Finding the Optimal \(\mu\)

A key step in the inversion process using eq. (3) is the careful selection of the tradeoff parameter \(\mu\). The Occam method dynamically selects \(\mu\) during each inversion iteration by carrying out a line search for the value of \(\mu\) that produces a model (via eq. (3)) with the lowest RMS misfit. If instead the lowest misfit is larger than the input model’s misfit, the model step size is cut in half and the line search is carried out again. This repeats until a better fitting model is found (or the inversion gives up if no better fitting model can be found). It can take some time to find the minimum RMS, and in the early iterations of the inversion, often the RMS that is found is still really large.

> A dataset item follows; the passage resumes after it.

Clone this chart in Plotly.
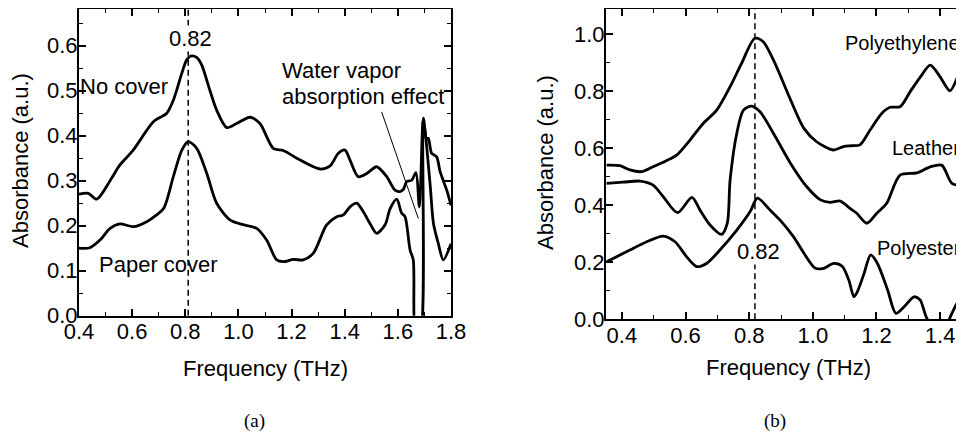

Thus in [Key16] we came up with a fast Occam method where the linear search is terminated early if the process finds a model with a significant decrease in misfit from the initial input model misfit. This can result in far fewer forward calls. The figure below shows and example of how the regular and fast Occam methods converge. Both found the same model structure, but the fast Occam method required far fewer forward calls.

For the fast Occam method, the cutoff decrease in misfit is defined in the Resistivity File (.resistivity) using the misfit decrease threshold parameter, which has a default value of 0.85. This means the line search terminates early if it finds a model with an RMS misfit that is a factor 0.85 or less than the input model’s RMS misfit.

_images/fast_occam.png

Fig. 42 Convergence of the regular Occam and fast Occam algorithms. Colored dots show the misfit for each forward call during the line search minimization of each Occam iteration. Numbers next to the coloured symbols and lines denote the iteration number. The fast Occam approach found an acceptable model at RMS 1.0 using far fewer forward calls.